Tweet |
|
El lunes 14 de septiembre el calendario litúrgico celebra la fiesta de la Exaltación de la Santa Cruz. Su origen se remonta a la Iglesia de Jerusalén, donde se comenzó a venerar un fragmento de la reliquia de la Cruz. El Papa Sergio (687-701) trasladó dicha costumbre a la basílica de San Juan de Letrán y la revistió de especial solemnidad, de tal manera que ya en el siglo VIII la fiesta se extendió también por todo el Occidente.
Esta celebración nos lleva a recordar un hecho esencial: La Santa Cruz nos recuerda el desenlace trágico de la Pasión y de la vida terrestre del Salvador. El Hijo de Dios fue llevado a un suplicio. Jesucristo murió realmente en la cruz.

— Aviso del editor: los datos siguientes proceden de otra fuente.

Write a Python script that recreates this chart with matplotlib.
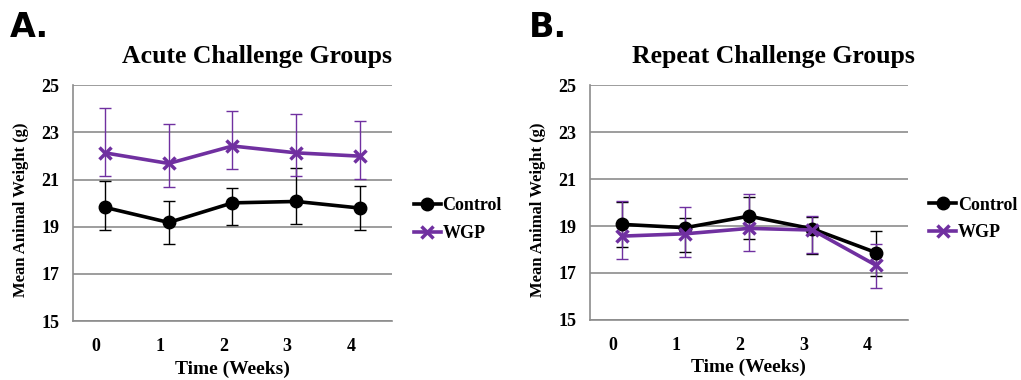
import numpy as np
import matplotlib
matplotlib.use('Agg')
import matplotlib.pyplot as plt
import matplotlib.transforms as mtransforms
from matplotlib.lines import Line2D

weeks = [0, 1, 2, 3, 4]
week_labels = ['0', '1', '2', '3', '4']
y_ticks = [15, 17, 19, 21, 23, 25]

# acute challenge groups
acute_control = [19.82, 19.18, 20.01, 20.07, 19.79]
acute_control_up = [1.11, 0.93, 0.64, 1.41, 0.94]
acute_control_down = [0.98, 0.93, 0.95, 0.97, 0.95]
acute_wgp = [22.13, 21.68, 22.42, 22.13, 21.99]
acute_wgp_up = [1.92, 1.68, 1.49, 1.64, 1.47]
acute_wgp_down = [0.99, 0.99, 0.99, 0.96, 0.97]

# repeat challenge groups
repeat_control = [19.07, 18.93, 19.42, 18.88, 17.87]
repeat_control_up = [0.97, 0.41, 0.82, 0.51, 0.93]
repeat_control_down = [0.97, 1.04, 0.99, 1.08, 0.99]
repeat_wgp = [18.57, 18.67, 18.90, 18.83, 17.33]
repeat_wgp_up = [1.49, 1.12, 1.45, 0.59, 0.92]
repeat_wgp_down = [0.96, 0.99, 0.96, 0.99, 0.95]

PURPLE = '#7030A0'
SERIF = ['Liberation Serif', 'DejaVu Serif']


def draw_panel(ax, title, control, c_down, c_up, wgp, w_down, w_up):
    # error bars first (thin), then the lines with markers
    ax.errorbar(weeks, control, yerr=[c_down, c_up], fmt='none', ecolor='black',
                elinewidth=1, capsize=4, capthick=1, zorder=2)
    ax.errorbar(weeks, wgp, yerr=[w_down, w_up], fmt='none', ecolor=PURPLE,
                elinewidth=1, capsize=4, capthick=1, zorder=2)
    ax.plot(weeks, control, color='black', lw=2.6, marker='o', ms=9, zorder=3)
    ax.plot(weeks, wgp, color=PURPLE, lw=2.6, marker='x', ms=8, mew=2.5, zorder=3)
    ax.set_xlim(-0.5, 4.5)
    ax.set_ylim(15, 25)
    ax.set_yticks(y_ticks)
    ax.set_xticks(weeks)
    ax.set_xticklabels(week_labels)
    ax.yaxis.grid(True, color='#8c8c8c', lw=1.2)
    ax.set_axisbelow(True)
    for s in ['top', 'right']:
        ax.spines[s].set_visible(False)
    for s in ['left', 'bottom']:
        ax.spines[s].set_color('#8c8c8c')
        ax.spines[s].set_linewidth(1.2)
    ax.tick_params(axis='x', length=0, pad=12)
    ax.tick_params(axis='y', length=0, pad=10)
    for lab in ax.get_xticklabels() + ax.get_yticklabels():
        lab.set_family(SERIF)
        lab.set_fontweight('bold')
        lab.set_fontsize(13)
    # tick labels sit a little left of the points in the original
    offset = mtransforms.ScaledTranslation(-0.09, 0, ax.figure.dpi_scale_trans)
    for lab in ax.get_xticklabels():
        lab.set_transform(lab.get_transform() + offset)
    ax.set_xlabel('Time (Weeks)', family=SERIF, fontweight='bold', fontsize=14, labelpad=4)
    ax.set_ylabel('Mean Animal Weight (g)', family=SERIF, fontweight='bold', fontsize=12)
    ax.yaxis.set_label_coords(-0.138, 0.47)
    ax.set_title(title, family=SERIF, fontweight='bold', fontsize=18.5, pad=16, x=0.578)

    handles = [Line2D([0], [0], color='black', lw=2.6, marker='o', ms=9),
               Line2D([0], [0], color=PURPLE, lw=2.6, marker='x', ms=8, mew=2.5)]
    ax.legend(handles, ['Control', 'WGP'], loc='center left',
              bbox_to_anchor=(1.045, 0.43), frameon=False, handlelength=1.5,
              handletextpad=0.1, labelspacing=0.6, borderaxespad=0.0,
              prop={'family': SERIF, 'weight': 'bold', 'size': 13})


fig = plt.figure(figsize=(10.21, 3.8), dpi=100)
ax1 = fig.add_axes([0.0715, 0.155, 0.3124, 0.621])
ax2 = fig.add_axes([0.578, 0.158, 0.311, 0.618])

draw_panel(ax1, 'Acute Challenge Groups', acute_control, acute_control_down, acute_control_up,
           acute_wgp, acute_wgp_down, acute_wgp_up)
draw_panel(ax2, 'Repeat Challenge Groups', repeat_control, repeat_control_down, repeat_control_up,
           repeat_wgp, repeat_wgp_down, repeat_wgp_up)

fig.text(0.010, 0.903, 'A.', fontsize=24, fontweight='heavy', va='baseline',
         family=['DejaVu Sans'])
fig.text(0.518, 0.903, 'B.', fontsize=24, fontweight='heavy', va='baseline',
         family=['DejaVu Sans'])

fig.savefig('out.png', dpi=100)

San Pablo dirá luego a los Gálatas que La Cruz era “escandalo para los judíos y locura para los gentiles” (Gal. 3, 13). Para entender la profundidad de esta afirmación recordemos que la palabra cruz significa etimológicamente “tormento”. Se trataba de un suplicio de origen oriental, que fue aplicado por los persas, asirios y caldeos, fenicios, griegos cartagineses, egipcios y romanos.
En el caso de Jesús, una vez que triunfó el grito vociferante de la turba que se impuso al débil y acomodaticio gobernante, Pilatos, comenzó la ejecución de la sentencia más injusta que se haya dictado en la historia del mundo.
Sin embargo, La Cruz fue el lugar del triunfo de Jesús. “Cristo, Señor Nuestro, fue crucificado y, desde la altura de la Cruz, redimió al mundo, restableciendo la paz entre Dios y los hombres” (Jn 12, 32).
¿Por qué tenemos que exaltar la Cruz? Porque allí se cumplió lo que nuestro Señor había anunciado. Su muerte en la Cruz fue la obra de redención y reconciliación, prevista para expiar nuestros pecados. Nunca podremos agradecer, de verdad, que Cristo haya muerto por nosotros para salvarnos del pecado.
En la Pasión de Nuestro Señor, la Cruz se convirtió en señal de victoria; en señal de entrega, de paciencia, de amor a la voluntad de Dios.
San Juan Pablo II, en su visita a Chile en 1987, en el famoso “Discurso a los Jóvenes en el Estadio Nacional” nos regaló esta profunda reflexión sobre el triunfo en la Cruz:
“El amor vence siempre, como Cristo ha vencido; el amor ha vencido, aunque en ocasiones, ante sucesos y situaciones concretas, pueda parecernos incapaz. Cristo parecía impotente en la Cruz. Dios siempre puede más”.
Cruz y gloria son, pues, las dos dimensiones centrales e inseparables del misterio del Crucificado. Le vendrá bien a nuestra alma rezar en estos días la oración, “te adoramos Cristo y te bendecimos, que por su Santa Cruz redimiste al mundo” Amén.